Include the line containing "import plotly.graph_objects as go" and all lines before it, repeated exactly from the listing below, without pictures.

**********

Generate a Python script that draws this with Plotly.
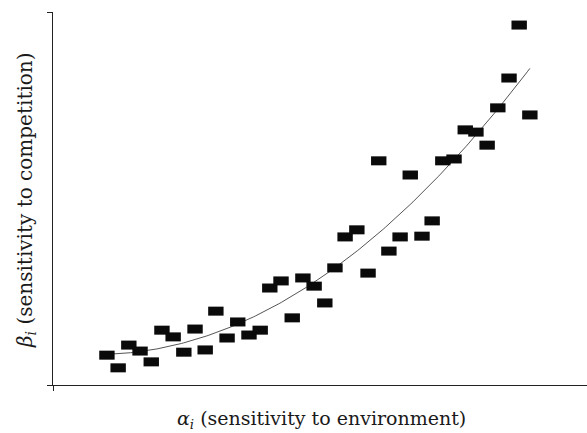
import numpy as np
import plotly.graph_objects as go

# sensitivity to environment (alpha_i) and to competition (beta_i), arbitrary units 0-100
alpha = [10.1, 12.2, 14.2, 16.3, 18.4, 20.4, 22.5, 24.5, 26.6, 28.5,
         30.5, 32.6, 34.6, 36.7, 38.8, 40.6, 42.7, 44.8, 46.8, 48.9,
         50.9, 52.8, 54.7, 56.9, 59.0, 61.0, 62.9, 65.0, 66.9, 69.1,
         71.0, 73.0, 75.1, 77.2, 79.2, 81.3, 83.3, 85.4, 87.3, 89.3]
beta = [8.0, 4.6, 10.7, 9.1, 6.2, 14.7, 12.9, 8.8, 15.0, 9.4,
        19.8, 12.6, 16.9, 13.4, 14.7, 26.0, 27.9, 18.0, 28.7, 26.5,
        22.0, 31.4, 39.7, 41.6, 30.0, 60.1, 35.9, 39.7, 56.3, 39.9,
        44.0, 60.1, 60.6, 68.4, 67.8, 64.3, 74.3, 82.3, 96.5, 72.4]

# quadratic trend fitted to the data
coef = np.polyfit(alpha, beta, 2)
xf = np.linspace(min(alpha), max(alpha), 200)
yf = np.polyval(coef, xf)

FONT = "DejaVu Serif"

fig = go.Figure()
fig.add_trace(go.Scatter(x=xf, y=yf, mode="lines",
                         line=dict(color="#555555", width=1), hoverinfo="skip"))
fig.add_trace(go.Scatter(x=alpha, y=beta, mode="markers",
                         marker=dict(symbol="line-ew", size=11,
                                     line=dict(color="#0a0a0a", width=9))))

fig.update_layout(
    width=587, height=433,
    margin=dict(l=53, r=0, t=12, b=48),
    paper_bgcolor="white", plot_bgcolor="white",
    showlegend=False,
    font=dict(family=FONT, color="#1a1a1a"),
    xaxis=dict(range=[0, 100], showgrid=False, zeroline=False,
               showline=True, linecolor="#222222", linewidth=1,
               tickvals=[0], ticktext=[""], ticks="outside", ticklen=5,
               tickcolor="#222222"),
    yaxis=dict(range=[0, 100], showgrid=False, zeroline=False,
               showline=True, linecolor="#222222", linewidth=1,
               tickvals=[0, 100], ticktext=["", ""], ticks="outside", ticklen=5,
               tickcolor="#222222"),
    annotations=[
        dict(text="<i>α<sub>i</sub></i> (sensitivity to environment)",
             xref="paper", yref="paper", x=0.503, y=0, yshift=-20,
             xanchor="center", yanchor="top", showarrow=False,
             font=dict(family=FONT, size=19, color="#1a1a1a")),
        dict(text="<i>β<sub>i</sub></i> (sensitivity to competition)",
             xref="paper", yref="paper", x=0, y=0.496, xshift=-27,
             xanchor="center", yanchor="middle", textangle=-90, showarrow=False,
             font=dict(family=FONT, size=20, color="#1a1a1a")),
    ],
)

fig.write_html("out.html")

**********

* **SOLUTION FOR THIS EXERCISE**
Generate a Python script that draws this with Plotly.
import numpy as np
import plotly.graph_objects as go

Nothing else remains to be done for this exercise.